Andrew Kahrl: “The Price We Pay: The Overtaxation of Black America”

Guest Lecturer—Andrew Kahrl: “The Price We Pay: The Overtaxation of Black America”

Andrew Kahrl, Professor of History at the University of Virginia and author of The Land Was Ours: African American Beaches from Jim Crow to the Sunbelt South, presented a talk on March 6th, 2015. The topic of his lecture was the overtaxation of African Americans throughout history and modern day, and his primary argument/main contention was that African Americans pay disproportionate property taxes and additionally have not been able to receive the services that are supposed to be supplied by said taxes, resulting in one form of systematic, institutionalized discrimination. Kahrl supplemented his analysis of overtaxation with other examples of exploitation or inequality, including white flight to the suburbs, the inability of African Americans to win elections for tax assessors, predatory tax buying, and perhaps most shocking, exploitation that has resulted in African Americans actually paying for the unjust system within which they have been trapped. Ultimately, Kahrl provided an excellent argument and evidence as to why the claim, “Blacks pay no taxes” holds absolutely no weight.

Kahrl’s research is actually part of a large-and-growing Digital Humanities project that boasts an interactive website that reveals discriminatory property dealings such as overtaxation, redlining, etc.

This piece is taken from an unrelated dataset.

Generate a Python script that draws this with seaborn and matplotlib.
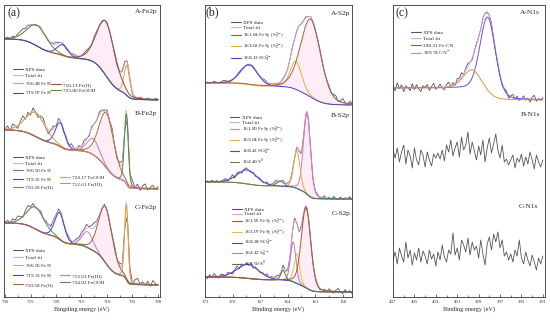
import numpy as np
import matplotlib
matplotlib.use('Agg')
import matplotlib.pyplot as plt
from matplotlib.lines import Line2D
from matplotlib.legend import Legend
from matplotlib.ticker import FixedLocator
import seaborn as sns

# ---------------- data (intensities in arbitrary units, stacked) ----------------
# panel (a) Fe2p
FE_A_LABELS = [r'706.48 FeS$_2$', '710.13 Fe(II)', r'719.07 FeS$_2$', '723.80 FeOOH']
FE_A_CENTER = [706.1, 710.2, 718.7, 723.7]
FE_A_HEIGHT = [30, 54, 11, 21]
FE_A_FWHM = [1.3, 4.2, 2.5, 4.5]
FE_A_BG = [261, 200]
FE_A_RESID = [0, 1, -1, 1.5, 0, 2, 3, 4, 2, 3,
              1, 0, -1, 0, 1, -1, 0, -1, 0, 1,
              2, 1, 0, -1, -2, -1, 0, 1, 0, -1,
              0, 1, 2, 1, 0, 2, 1, 0, -1, 0,
              1, 0, -1, -2, -3, -1, 1, 2, 0, -1,
              -2, -1, 0, 1, 0, -1, 1, 0, -1, 1,
              0]

FE_B_LABELS = [r'706.50 FeS$_2$', r'719.25 FeS$_2$', '710.20 Fe(II)', '724.17 FeOOH', '712.61 Fe(III)']
FE_B_CENTER = [706.2, 719.2, 710.1, 724.0, 712.7]
FE_B_HEIGHT = [70, 24, 55, 24, 16]
FE_B_FWHM = [0.9, 2.2, 3.5, 4.5, 2.8]
FE_B_BG = [170, 111]
FE_B_RESID = [0, 3, -2, 4, 1, -3, 2, 5, -1, 3,
              -2, 4, 0, -3, 2, 4, -1, -4, 1, 3,
              -2, 2, 0, -3, 1, -2, 3, 0, -2, 2,
              -1, 3, 1, -2, 2, 0, -1, 3, 1, -2,
              2, 0, 4, -1, -3, 2, 1, -4, 3, -2,
              4, -1, 3, -3, 2, 4, -2, 1, 3, -1,
              2]

FE_C_LABELS = [r'706.56 FeS$_2$', r'719.33 FeS$_2$', '710.58 Fe(II)', '713.63 Fe(III)', '724.02 FeOOH']
FE_C_CENTER = [706.2, 719.3, 710.3, 713.8, 724.0]
FE_C_HEIGHT = [75, 27, 56, 16, 22]
FE_C_FWHM = [0.8, 2.2, 3.2, 2.5, 4.0]
FE_C_BG = [77, 15]
FE_C_RESID = [0, 2, -1, 3, 1, 4, 2, -1, 3, 5,
              1, 3, -1, 0, 2, -1, 1, 0, -2, 1,
              0, 2, 1, -1, 0, 1, -1, 0, 2, 1,
              3, 2, 4, 1, 3, 5, 2, 0, -1, 1,
              0, -2, 1, 3, -1, 2, 0, -3, 1, 4,
              -2, 3, 5, 0, 2, -1, 3, -2, 4, 1,
              -1]

# panel (b) S2p
S_A_LABELS = [r'161.84 FeS$_2$ (S$_2^{2-}$)', r'163.02 FeS$_2$ (S$_2^{2-}$)', r'168.13 SO$_4^{2-}$']
S_A_CENTER = [161.5, 163.1, 168.2]
S_A_HEIGHT = [78, 28, 20]
S_A_FWHM = [2.6, 1.5, 2.2]
S_A_BG = [217, 195]
S_A_RESID = [0, 0.5, -0.5, 0, 1, 0, -0.5, 0.5, 1.5, 1,
             0, -1, -0.5, 0, 0.5, 1, 0.5, 0, -0.5, -1,
             0, 0.5, 0, -0.5, 0, 0.5, 1, 0, -1, 0,
             0.5, 0, -0.5, 0, 1, 0.5, -0.5, 0, 1, -0.5,
             0, 0.5, -1, 0, 1, -0.5, 0.5, 0, -1, 0.5,
             1, 0, -1, 0.5, 1.5, -1, 2, 3, -1, 1,
             4, 0, -2, 2, 1]

S_B_LABELS = [r'161.80 FeS$_2$ (S$_2^{2-}$)', r'163.04 FeS$_2$ (S$_2^{2-}$)', r'168.42 SO$_4^{2-}$', r'164.40 S$^0$']
S_B_CENTER = [161.9, 163.0, 168.4, 164.8]
S_B_HEIGHT = [82, 38, 14, 5]
S_B_FWHM = [0.9, 0.8, 2.5, 1.0]
S_B_BG = [118, 101]
S_B_RESID = [0, 1, -1, 1.5, -0.5, 1, -1, 0, 1, 2,
             -1, 1, 3, -2, 2, 1, -2, 1, 2, 0,
             -1, 1, -1, 0.5, 1, -1, 0, 1.5, -1, 0,
             1, 2, -1, 0, 1, -1, 0.5, 0, 1, -1,
             0, 1, -1, 0, -1, 1, 0, -2, 0, 1,
             -1, 0, 2, -1, 1, -1, 2, 0, -1, 1.5,
             -1, 1, 0, 2, -1]

S_C_LABELS = [r'161.95 FeS$_2$ (S$_2^{2-}$)', r'163.07 FeS$_2$ (S$_2^{2-}$)', r'168.28 SO$_4^{2-}$',
              r'164.42 S$_n^{2-}$', r'163.50 S$^0$']
S_C_CENTER = [162.0, 163.0, 168.3, 163.4, 164.5]
S_C_HEIGHT = [81, 30, 14, 40, 10]
S_C_FWHM = [1.2, 0.7, 2.8, 0.7, 0.6]
S_C_BG = [23, 8]
S_C_RESID = [1, -2, 2, -1, 3, 0, -2, 2, 1, -1,
             2, 0, -2, 1, 3, -1, 2, 0, 1, -1,
             2, -2, 1, 0, -1, 1, 0, 2, -1, 1,
             0, 2, 1, -1, 3, 0, 1, -1, 0, 2,
             0, -1, 1, 0, -1, 1, 0, -1, 0, 1,
             -1, 0, 1, -1, 2, 0, -2, 1, 3, -1,
             -2, 2, -1, 1, -2]

# panel (c) N1s
N_A_LABELS = ['398.31 Fe-CN', r'399.78 CN$^{-}$']
N_A_CENTER = [398.15, 399.6]
N_A_HEIGHT = [78, 20]
N_A_FWHM = [1.7, 2.0]
N_A_BG = [212, 200]
N_A_RESID = [2, -3, 5, -1, 3, -4, 2, 0, -3, 4,
             -2, 3, -1, -4, 2, 0, 3, -3, 1, 4,
             -2, 0, 3, -1, -3, 2, 4, -1, 2, -2,
             3, 1, 4, -1, 2, 3, 0, -2, 1, 2,
             0, -1, 1, 0, -1, 1, 2, 0, -1, 1,
             0, -2, 1, 2, -3, 1, 3, -1, 2, -2,
             0, 3, -1, 1, -3, 2, 4, -2, 1, -1,
             2]
N_B_DATA = [150, 142, 152, 138, 148, 155, 136, 150, 144, 132,
            152, 140, 135, 150, 145, 133, 148, 140, 134, 146,
            142, 147, 141, 150, 139, 155, 148, 160, 144, 152,
            158, 143, 163, 150, 155, 168, 146, 158, 149, 140,
            154, 145, 160, 138, 152, 162, 147, 156, 166, 150,
            142, 155, 138, 141, 135, 140, 145, 132, 142, 138,
            146, 134, 143, 136, 148, 140, 131, 145, 138, 133,
            140]
N_C_DATA = [40, 48, 36, 52, 44, 38, 58, 42, 50, 35,
            47, 40, 52, 38, 49, 44, 36, 50, 41, 46,
            34, 48, 40, 55, 43, 38, 50, 46, 67, 45,
            52, 40, 60, 55, 48, 62, 45, 58, 50, 54,
            42, 60, 46, 35, 56, 63, 50, 66, 58, 68,
            52, 60, 44, 48, 40, 46, 38, 50, 44, 60,
            42, 36, 48, 40, 34, 45, 38, 30, 42, 36,
            44]

E_FE = np.linspace(730, 700, 601)
E_S = np.linspace(173, 157, 641)
E_N = np.linspace(407, 393, 701)

# ---------------- style ----------------
DATA_C = '#5e5060'
FIT_C = '#d9a6e6'
FILL_C = '#fcedf7'
FE_A_COLORS = ['#e2a23b', '#9c4a3c', '#4b3fd0', '#5a8a3a']
FE_B_COLORS = ['#4f8f3f', '#4b3fd0', '#b06a3a', '#d9a441', '#d27ab8']
FE_C_COLORS = ['#e8a030', '#3d3fd0', '#a0603a', '#c77dbb', '#4f8f3f']
S_A_COLORS = ['#a0603a', '#e0b040', '#4b3fd0']
S_B_COLORS = ['#e07aa8', '#e0b040', '#4b3fd0', '#4f8f3f']
S_C_COLORS = ['#9c5a30', '#e8c040', '#4b3fd0', '#d070c0', '#3f7f3f']
N_A_COLORS = ['#6a4fe0', '#d09a40']

sns.set_style('ticks')
plt.rcParams['font.family'] = ['Liberation Serif', 'DejaVu Serif']
plt.rcParams['mathtext.fontset'] = 'stix'

W, H = 550, 320
LEG_FS = 3.8
fig = plt.figure(figsize=(W / 100, H / 100), dpi=100)


def peak(E, c, h, w, m=0.2):
    d = (E - c) / w
    return h * ((1 - m) * np.exp(-4 * np.log(2) * d ** 2) + m / (1 + 4 * d ** 2))


def shirley(P, bg):
    cum = np.cumsum(P[::-1])[::-1]
    return bg[1] + (bg[0] - bg[1]) * cum / cum[0]


def line(ax, x, y, color, lw=0.6):
    sns.lineplot(x=x, y=y, ax=ax, color=color, lw=lw, sort=False, estimator=None, legend=False)
    return Line2D([], [], color=color, lw=0.8)


def spectrum(ax, E, centers, heights, fwhms, bg, resid, colors, top, fill=None):
    comps = [peak(E, c, h, w) for c, h, w in zip(centers, heights, fwhms)]
    P = np.sum(comps, axis=0)
    B = shirley(P, bg)
    if fill is not None:
        ax.fill_between(E, B, B + comps[fill], color=FILL_C, lw=0, zorder=0)
    h_data = line(ax, E[::10], (B + P)[::10] + np.array(resid), DATA_C)
    h_fit = line(ax, E, B + P, FIT_C)
    handles = [None] * len(comps)
    order = [i for i in range(len(comps)) if i != top] + [top]
    for i in order:
        handles[i] = line(ax, E, B + comps[i], colors[i], lw=0.7)
    return [h_data, h_fit] + handles


def legend(ax, handles, labels, x_px, y_px, spacing=0.35):
    leg = Legend(ax, handles, labels, loc='upper left',
                 bbox_to_anchor=(x_px / W, 1 - y_px / H), bbox_transform=fig.transFigure,
                 frameon=False, fontsize=LEG_FS, handlelength=1.8, handletextpad=0.5,
                 labelspacing=spacing, borderpad=0, borderaxespad=0)
    ax.add_artist(leg)


def make_ax(left, right, top=5, bottom=297):
    ax = fig.add_axes([left / W, 1 - bottom / H, (right - left) / W, (bottom - top) / H])
    ax.set_ylim(3, 295)
    ax.set_yticks([])
    for s in ax.spines.values():
        s.set_linewidth(0.6)
        s.set_color('#333333')
    ax.tick_params(axis='x', which='major', direction='in', length=2, width=0.5,
                   labelsize=3.5, pad=2, colors='#333333')
    ax.tick_params(axis='x', which='minor', direction='in', length=1.2, width=0.4)
    return ax


def head(text, x_px, y_px, size=5.3, ha='right'):
    fig.text(x_px / W, 1 - y_px / H, text, fontsize=size, ha=ha, va='center')


# ---------------- panel (a) ----------------
ax = make_ax(4, 160)
ax.set_xlim(730.2, 699.6)
ax.xaxis.set_major_locator(FixedLocator([730, 725, 720, 715, 710, 705, 700]))
ax.xaxis.set_minor_locator(FixedLocator([727.5, 722.5, 717.5, 712.5, 707.5, 702.5]))
ax.set_xlabel('Bingding energy (eV)', fontsize=4.5, labelpad=2)

hA = spectrum(ax, E_FE, FE_A_CENTER, FE_A_HEIGHT, FE_A_FWHM, FE_A_BG, FE_A_RESID, FE_A_COLORS, 2, fill=1)
legend(ax, [hA[0], hA[1], hA[2], hA[4]], ['XPS data', 'Total fit', FE_A_LABELS[0], FE_A_LABELS[2]], 13, 67)
legend(ax, [hA[3], hA[5]], [FE_A_LABELS[1], FE_A_LABELS[3]], 51, 82)

hB = spectrum(ax, E_FE, FE_B_CENTER, FE_B_HEIGHT, FE_B_FWHM, FE_B_BG, FE_B_RESID, FE_B_COLORS, 2, fill=2)
legend(ax, hB[:5], ['XPS data', 'Total fit'] + FE_B_LABELS[:3], 13, 155, spacing=0.25)
legend(ax, hB[5:], FE_B_LABELS[3:], 60, 175, spacing=0.25)

hC = spectrum(ax, E_FE, FE_C_CENTER, FE_C_HEIGHT, FE_C_FWHM, FE_C_BG, FE_C_RESID, FE_C_COLORS, 2, fill=2)
legend(ax, hC[:5], ['XPS data', 'Total fit'] + FE_C_LABELS[:3], 13, 248, spacing=0.45)
legend(ax, hC[5:], FE_C_LABELS[3:], 60, 273, spacing=0.45)

head('(a)', 7, 13, size=8.5, ha='left')
head('A-Fe2p', 157, 12)
head('B-Fe2p', 157, 113)
head('C-Fe2p', 157, 208)

# ---------------- panel (b) ----------------
ax = make_ax(205, 352)
ax.set_xlim(173, 157)
ax.xaxis.set_major_locator(FixedLocator([173, 170, 167, 164, 161, 158]))
ax.xaxis.set_minor_locator(FixedLocator([171.5, 168.5, 165.5, 162.5, 159.5]))
ax.set_xlabel('Binding energy (eV)', fontsize=4.5, labelpad=2)

h = spectrum(ax, E_S, S_A_CENTER, S_A_HEIGHT, S_A_FWHM, S_A_BG, S_A_RESID, S_A_COLORS, 0, fill=0)
legend(ax, h, ['XPS data', 'Total fit'] + S_A_LABELS, 231, 20, spacing=0.1)
h = spectrum(ax, E_S, S_B_CENTER, S_B_HEIGHT, S_B_FWHM, S_B_BG, S_B_RESID, S_B_COLORS, 3, fill=0)
legend(ax, h, ['XPS data', 'Total fit'] + S_B_LABELS, 230, 115, spacing=0.03)
h = spectrum(ax, E_S, S_C_CENTER, S_C_HEIGHT, S_C_FWHM, S_C_BG, S_C_RESID, S_C_COLORS, 0, fill=0)
legend(ax, h, ['XPS data', 'Total fit'] + S_C_LABELS, 232, 207, spacing=0.0)

head('(b)', 206, 12, size=8.5, ha='left')
head('A-S2p', 350, 14)
head('B-S2p', 350, 115)
head('C-S2p', 350, 213)

# ---------------- panel (c) ----------------
ax = make_ax(393, 545)
ax.set_xlim(407, 392.8)
ax.xaxis.set_major_locator(FixedLocator(list(range(407, 392, -2))))
ax.xaxis.set_minor_locator(FixedLocator(list(range(406, 393, -2))))
ax.set_xlabel('Binding energy (eV)', fontsize=4.5, labelpad=2)

h = spectrum(ax, E_N, N_A_CENTER, N_A_HEIGHT, N_A_FWHM, N_A_BG, N_A_RESID, N_A_COLORS, 1)
legend(ax, h, ['XPS data', 'Total fit'] + N_A_LABELS, 411, 30)
line(ax, E_N[::10], N_B_DATA, '#555555')
line(ax, E_N[::10], N_C_DATA, '#555555')

head('(c)', 395, 13, size=8.5, ha='left')
head('A-N1s', 540, 13)
head('B-N1s', 540, 115)
head('C-N1s', 538, 207)

fig.savefig('out.png', dpi=100)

The lecture encouraged me to consider critically the ways in which a historian’s research and findings not only can be conveyed to a public audience, but also can be used to effect change. As a presenter, Dr. Kahrl was very passionate and presented a compelling, relevant case. Because of the pervasiveness of these systematic forms of discrimination, research that highlights the inequalities has the power to actually incite change on a political level. A Youtube video, “The Big Business Wall Street Won’t Discuss” is already in circulation, focusing on the very institutions that Kahrl’s research focuses on. As a historian, obviously it is my hope to convey my research to the public in a thought-provoking and engaging way, and I believe the interactive website effectively does that. However, I am sad to say that in comparing what I perceived as my research’s realm of influence with the work of Dr. Kahrl, I have become quite shortsighted. This is not to say that each and every project I—or any of us—undertake will become an exposé that reveals and works to alleviate the ills of modern society. However, Kahrl’s project demonstrates that such a goal isn’t outside of the realm of possibility. As a historian and person, I should certainly mimic Dr. Kahrl and attempt to see the big picture and the potential reach and value of my work.

One thought on “Andrew Kahrl: “The Price We Pay: The Overtaxation of Black America””

  1. Thanks for this, Carmen! I was so upset to miss Kahrl’s talk after having read The Land Was Ours. I think that was my favorite book of the semester, and am so glad that the talk was equally good.